Well-targeted projects may appeal to non-academic funders

The Joseph Rowntree Charitable Trust, a Quaker organisation that funds work tackling the causes of conflict and injustice in society, awards funding through five main programmes covering the following issues: power and accountability, peace and security, rights and justice, and sustainable futures. There is also a cross-cutting programme. This year’s registration and application deadlines are in August. 

Although the JRCT does not specifically fund academic research, it will do so if the research forms an integral part of policy and campaigning work that aligns with its main interests. 

Ahmed Izzidien, a post-doctoral research associate at the University of Cambridge’s Judge Business School, who specialises in artificial intelligence research, describes his win with the trust through its rights and justice programme.

What societal problem is your research trying to address?

The title of the project is Using Artificial Intelligence for Policy Outcome Prediction. Say you have a line of legislation that you are about to pass, or a policy document—it could be an education policy, it could be a higher education policy, it could be something to do with justice—and you want to know whether in five years’ time this policy or legislation will produce the desired outcome. The goal of the algorithm is to read those documents and other contextual documents, and then to conclude, based on a probability, that the outcome will be X or Y. 

I won’t say it’s a crystal ball, but it’s trying to look at probability and things that have happened in the past, and then draw analogies to predict what is likely to happen in the future.

How did you sell that idea to the JRCT?

I used the Richard Feynman technique. Feynman thought you should try to explain your idea as you would to a six- or seven-year-old child.

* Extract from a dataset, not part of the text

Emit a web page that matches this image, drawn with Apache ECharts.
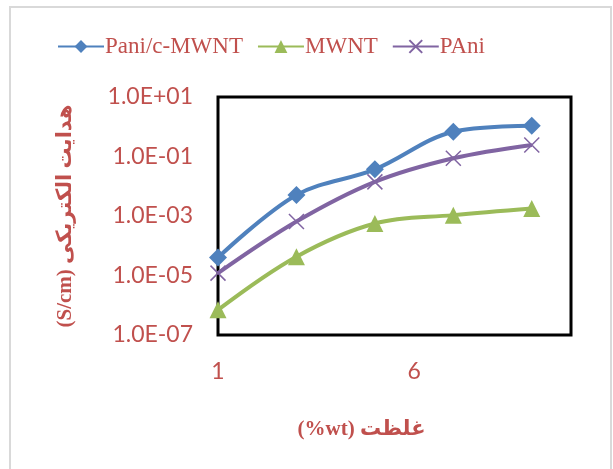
<!DOCTYPE html>
<html>
<head>
<meta charset="utf-8">
<script src="https://cdn.jsdelivr.net/npm/echarts@6/dist/echarts.min.js"></script>
<style>
  html, body { margin: 0; padding: 0; background: #fff; }
  #chart { width: 613px; height: 469px; }
</style>
</head>
<body>
<div id="chart"></div>
<script>
// concentration (wt%)
const xValues = [1, 3, 5, 7, 9];
// conductivity (S/cm)
const paniCMwnt = [4.0e-5, 5.1e-3, 3.7e-2, 0.68, 1.08];
const mwnt = [7.0e-7, 4.3e-5, 5.6e-4, 1.07e-3, 1.8e-3];
const pani = [1.2e-5, 6.5e-4, 1.4e-2, 8.7e-2, 0.245];
const seriesNames = ["Pani/c-MWNT", "MWNT", "PAni"];

const red = "#C0504D";
const serif = "'Liberation Serif', 'Times New Roman', 'DejaVu Sans', serif";
const sans = "Lato, Carlito, 'Open Sans', sans-serif";
const crossPath = "path://M0,0L10,10M10,0L0,10";

function pairs(ys) {
  return xValues.map((x, i) => [x, ys[i]]);
}
function sci(v) {
  const e = Math.round(Math.log10(v));
  const m = v / Math.pow(10, e);
  const sign = e < 0 ? "-" : "+";
  const abs = Math.abs(e);
  return m.toFixed(1) + "E" + sign + (abs < 10 ? "0" + abs : abs);
}

const chart = echarts.init(document.getElementById("chart"));
chart.setOption({
  animation: false,
  backgroundColor: "#fff",
  graphic: [{
    type: "rect",
    shape: { x: 10, y: 7, width: 601, height: 470 },
    style: { fill: "none", stroke: "#D9D9D9", lineWidth: 2 },
    z: -1
  }],
  legend: {
    top: 30,
    left: 52,
    itemWidth: 46,
    itemHeight: 16,
    itemGap: 14,
    textStyle: { color: red, fontFamily: serif, fontSize: 23, padding: [0, 0, 0, -4] },
    data: seriesNames
  },
  grid: {
    left: 218, top: 97, right: 42, bottom: 134,
    show: true,
    borderColor: "#000",
    borderWidth: 3,
    containLabel: false
  },
  xAxis: {
    type: "value",
    min: 1,
    max: 10,
    interval: 5,
    name: "(%wt) غلظت",
    nameLocation: "middle",
    nameGap: 84,
    nameTextStyle: {
      color: red, fontFamily: serif, fontSize: 21, fontWeight: "bold",
      padding: [0, 66, 0, 0]
    },
    axisLine: { show: false },
    axisTick: { show: false },
    splitLine: { show: false },
    axisLabel: {
      color: red, fontFamily: sans, fontSize: 23, margin: 25,
      showMaxLabel: false
    }
  },
  yAxis: {
    type: "log",
    logBase: 10,
    min: 1e-7,
    max: 10,
    interval: 2,
    name: "(S/cm) هدایت الکتریکی",
    nameLocation: "middle",
    nameRotate: 90,
    nameGap: 142,
    nameTextStyle: { color: red, fontFamily: serif, fontSize: 21, fontWeight: "bold" },
    axisLine: { show: false },
    axisTick: { show: false },
    splitLine: { show: false },
    axisLabel: {
      color: red, fontFamily: sans, fontSize: 23, margin: 25,
      formatter: (v) => sci(v)
    }
  },
  series: [
    {
      name: seriesNames[0], type: "line", smooth: 0.35,
      data: pairs(paniCMwnt),
      symbol: "diamond", symbolSize: 18,
      lineStyle: { color: "#4F81BD", width: 4 },
      itemStyle: { color: "#4F81BD" }
    },
    {
      name: seriesNames[1], type: "line", smooth: 0.35,
      data: pairs(mwnt),
      symbol: "triangle", symbolSize: 17,
      lineStyle: { color: "#9BBB59", width: 4 },
      itemStyle: { color: "#9BBB59" }
    },
    {
      name: seriesNames[2], type: "line", smooth: 0.35,
      data: pairs(pani),
      symbol: crossPath, symbolSize: 15,
      lineStyle: { color: "#8064A2", width: 4 },
      itemStyle: { color: "none", borderColor: "#8064A2", borderWidth: 1.5 }
    }
  ]
});
</script>
</body>
</html>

This is not so the idea is clear to the reader but so it is clear to yourself. 

He found that most academics were not able to do this, because they didn’t know the basic premise of their own research. And because of that, when they wrote grant applications, these holes were present in the substance of the application. 

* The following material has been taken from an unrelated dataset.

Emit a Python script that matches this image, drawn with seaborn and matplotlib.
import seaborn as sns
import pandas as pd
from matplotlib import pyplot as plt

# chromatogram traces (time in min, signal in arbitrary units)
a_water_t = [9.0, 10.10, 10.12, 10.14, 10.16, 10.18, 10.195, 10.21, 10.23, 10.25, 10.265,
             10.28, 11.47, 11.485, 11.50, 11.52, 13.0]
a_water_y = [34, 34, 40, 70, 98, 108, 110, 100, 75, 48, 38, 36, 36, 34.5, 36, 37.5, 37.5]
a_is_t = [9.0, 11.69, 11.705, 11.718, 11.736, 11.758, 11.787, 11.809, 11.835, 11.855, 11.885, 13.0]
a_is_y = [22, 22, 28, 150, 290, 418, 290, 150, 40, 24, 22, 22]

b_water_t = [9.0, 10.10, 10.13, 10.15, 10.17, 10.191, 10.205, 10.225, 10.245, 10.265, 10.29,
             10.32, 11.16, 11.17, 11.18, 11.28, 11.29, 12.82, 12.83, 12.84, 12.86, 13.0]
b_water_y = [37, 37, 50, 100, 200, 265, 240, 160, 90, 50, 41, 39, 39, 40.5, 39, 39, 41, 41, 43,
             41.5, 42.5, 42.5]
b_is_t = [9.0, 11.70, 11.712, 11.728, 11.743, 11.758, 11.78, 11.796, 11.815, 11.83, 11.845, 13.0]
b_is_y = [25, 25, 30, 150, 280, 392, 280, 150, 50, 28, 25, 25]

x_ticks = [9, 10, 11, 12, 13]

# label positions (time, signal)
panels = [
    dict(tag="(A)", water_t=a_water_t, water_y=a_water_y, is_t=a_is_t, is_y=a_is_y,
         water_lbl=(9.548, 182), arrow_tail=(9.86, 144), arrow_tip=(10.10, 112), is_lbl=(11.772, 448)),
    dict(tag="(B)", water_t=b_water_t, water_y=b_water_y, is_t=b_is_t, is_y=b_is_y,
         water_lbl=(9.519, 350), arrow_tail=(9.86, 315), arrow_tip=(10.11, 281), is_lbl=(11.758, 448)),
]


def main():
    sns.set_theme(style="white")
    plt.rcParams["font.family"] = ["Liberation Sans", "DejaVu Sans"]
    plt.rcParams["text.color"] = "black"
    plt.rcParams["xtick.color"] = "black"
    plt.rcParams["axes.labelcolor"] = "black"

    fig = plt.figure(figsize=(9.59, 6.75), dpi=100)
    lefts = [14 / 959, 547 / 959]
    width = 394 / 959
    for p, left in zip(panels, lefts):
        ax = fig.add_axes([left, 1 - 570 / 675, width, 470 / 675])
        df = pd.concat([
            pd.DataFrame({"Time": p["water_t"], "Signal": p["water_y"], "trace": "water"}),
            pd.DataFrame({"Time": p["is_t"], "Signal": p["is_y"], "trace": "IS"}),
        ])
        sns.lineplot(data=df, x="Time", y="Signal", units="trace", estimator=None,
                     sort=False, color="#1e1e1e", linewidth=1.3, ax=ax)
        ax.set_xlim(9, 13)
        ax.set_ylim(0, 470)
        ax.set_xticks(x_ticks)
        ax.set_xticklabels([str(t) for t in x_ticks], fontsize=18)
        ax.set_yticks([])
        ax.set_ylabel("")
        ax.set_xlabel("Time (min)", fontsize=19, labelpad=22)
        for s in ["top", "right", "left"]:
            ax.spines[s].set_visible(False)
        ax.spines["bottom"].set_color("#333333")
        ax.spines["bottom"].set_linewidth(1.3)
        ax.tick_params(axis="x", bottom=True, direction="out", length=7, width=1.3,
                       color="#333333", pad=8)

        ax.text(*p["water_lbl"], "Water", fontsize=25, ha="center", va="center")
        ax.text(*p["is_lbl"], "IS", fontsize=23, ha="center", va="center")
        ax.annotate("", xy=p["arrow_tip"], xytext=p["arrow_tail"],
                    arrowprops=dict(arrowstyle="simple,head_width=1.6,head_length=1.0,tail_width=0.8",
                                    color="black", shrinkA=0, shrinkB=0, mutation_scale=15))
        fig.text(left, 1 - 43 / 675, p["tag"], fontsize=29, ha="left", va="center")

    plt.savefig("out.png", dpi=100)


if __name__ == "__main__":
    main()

Only once you’re satisfied that you can explain your proposal to a six- or seven-year-old child are you ready to write the application. I have found that process incredibly helpful for my research.

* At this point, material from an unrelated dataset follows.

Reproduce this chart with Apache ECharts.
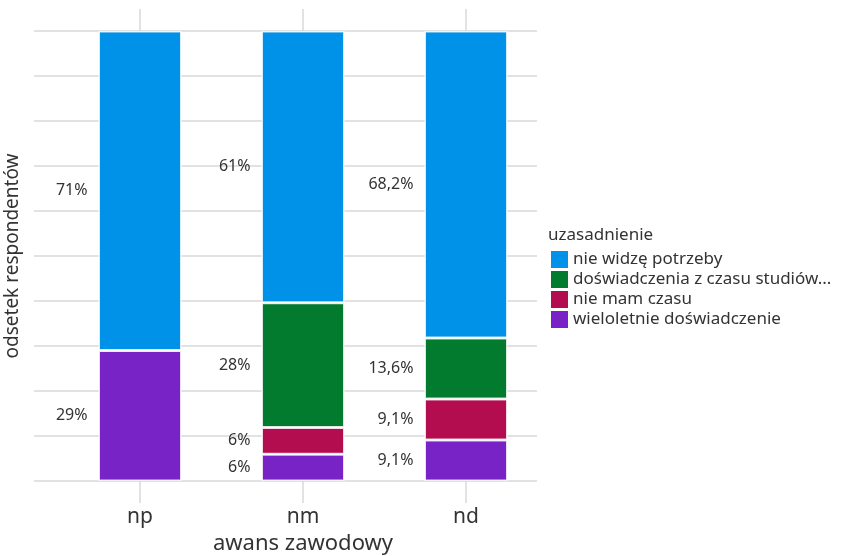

How did the technique relate to your own proposal?

People are more tech-savvy than they realise, and it is just a matter of using an analogy to bring that to the fore. When we type in email or on our phones, we get next word prediction. Often it does fit, and that is machine learning in our hands. If you scale that up to paragraphs, documents and then policy papers, the hope is that we can say, OK, given precedent and historic outcome, this is what is probably going to happen. 

There are specialists in policy who know more about government and so on, but there are technical methods to make it more efficient and save time, energy and costs. That is the aim of this project.

Was the application itself much different from a conventional research application?

There is an online portal that all applications go through. The questions asked are similar to other portals I have used. My impression was that the JRCT wanted to know more about the whole application than just the technical aspects of my project.

How did you tailor your application to the trust—a non-traditional research funder?

I had some kind feedback from one of the gentlemen at the trust. We had an hour-long interview because my proposal was not exactly in their remit, so he wanted to have a chat. He said that, generally, what they are looking for is not the funding of pure science but an application that is relevant to them.

Why did they decide your bid was one of those?

They are keen to fund research which tackles inequalities. With my application, I was trying to say that with this technology we can nip problems in the bud by foreseeing them and trying to make the changes early. If, for example, we have a particular policy that is going to lead to certain injustices inadvertently in society, if we can foresee those, we can avoid them.

Was the JRCT the only funder for your project?

I had a few. My main funding is from the NGI Trust, which receives funding from Horizon 2020. Their grants go through technical peer review. They funded two-thirds of the costs. The JRCT agreed to contribute the remaining third of funding, at £14,000.

What advice would you give to researchers considering a bid to a non-academic funder?

You should try to align your vision and the funder’s. That became one of the drivers behind my approach to the JRCT, as well as to a few other funders who have similar interests.